I have been looking at pictures of AK's that have been put together using screws, and to tell you the truth, they look good to me. The allen head screws give the AK a more finished look than the rivets do. No doubt the reason why rivets are originally used is because of cost savings, and little to do with structual strength. Oh, I have no doubt that the rivets are ultimately stronger especially in the front trunion area, but maybe not as much as I once thought.

I like the look, and if for no better reason I will be building the flat I have using screws (Except for the rails of course). I have thought about tack welding the screws to the receiver after touquing down the screws, but decided this may be over-kill. Red Loctite should do fine. I like the idea of being able to disassemble the build once done. This way I can get the finish underneath the trigger guard too, something that concerned me living in a damp enviroment. I will be powdercoating the receiver pieces once everything is fitted.

I thought about using a combination of rivets and screws, but that would look funny. I may as well go all the way with using one or the other.

Anyway I just wanted to share my opinion on screws, and how I think they give the AK a more finished look. Have a great week guys.

E
Link Posted: 9/7/2005 8:54:17 AM EDT
I just completed my first screw build and am very pleased with it.
I too like the idea of being able to disassemble the rifle. On the rails I tried something a little different - something you very seldom see mentioned - brazing. I tack brazed the rails in place - not pretty but so far seems to work fine. Too soft in the long run? - hmmm I don't know but will find out -- Also - to bend my flat with no jig (bottom bends only) I scored it with a dremal - bent it - then brazed the lower bends. Top bends - I just made a spacer - put receiver into a large vice and bent over with a brass hammer.

After some thought I think on my next build I might try using screws EVEN on the rails. If .063 thick metal is used for the rails on both sides (home brew right rail - most ejector rails are already .063 so no need to home brew this rail unless you want to) they should be able to be directly tapped for 6x32 screws.

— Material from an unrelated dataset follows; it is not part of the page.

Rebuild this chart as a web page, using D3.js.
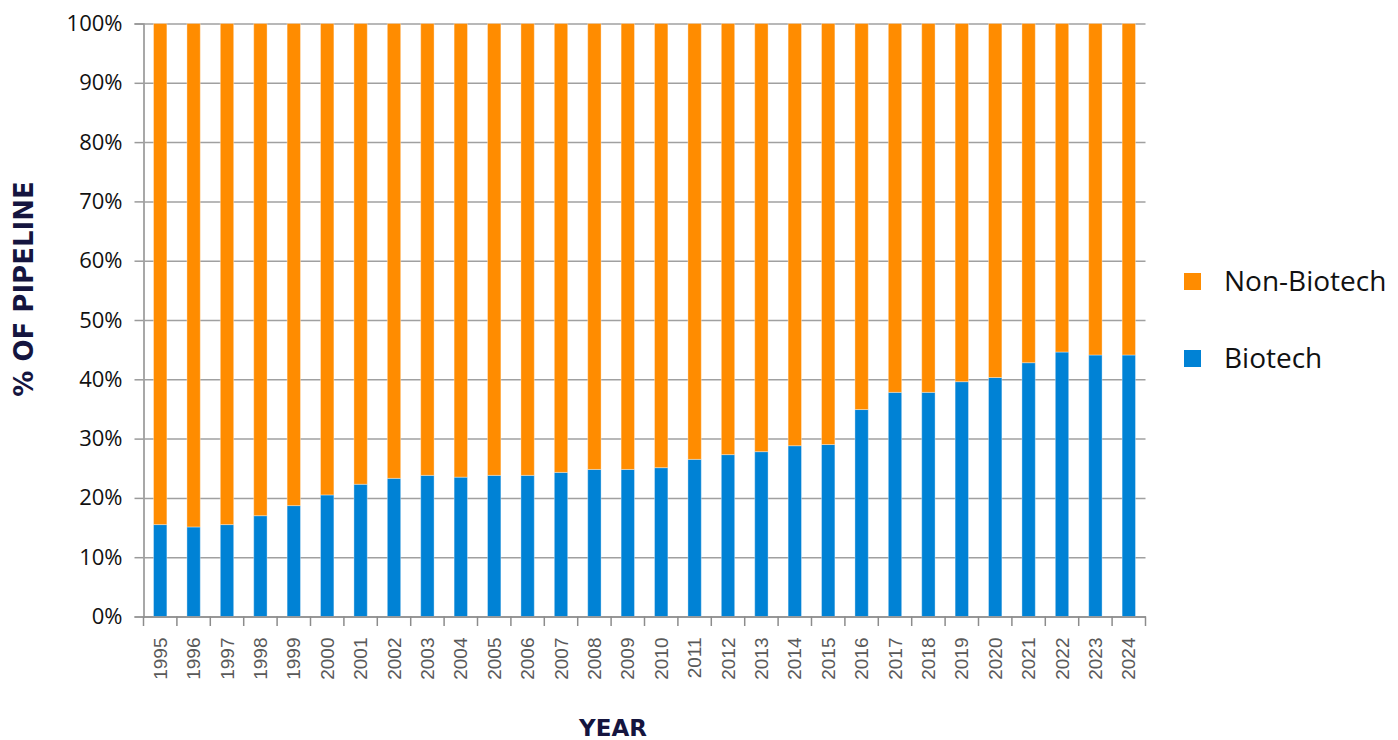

Note: center support width will need to be adusted. Can you tell I like to try different things? -- if they tend to come loose after a few rounds - heck the screws can always be tacked with a mig (which I don't have - bummer - an oxy/acy torch I got ).
I like to use what tools I have AND do it all myself (if possible) - but I have to admit if $$ was no object I'd buy all the toys.

This is a great hobby!!
Link Posted: 9/7/2005 10:08:02 AM EDT
Don't do it man!

Screws look like dodo!

Rivets are one sign of a professionally built AK. If screws were better, Michael T would have screwed together the Abtomat. Leave the cheesy screw builds and tapco furniture to the amateurs. Don't ruin a good kit!

You can rivet properly for about $75 in tools.

(Flame suit on, BTW )
Link Posted: 9/7/2005 10:59:11 AM EDT

Originally Posted By greentimber:
You can rivet properly for about $75 in tools.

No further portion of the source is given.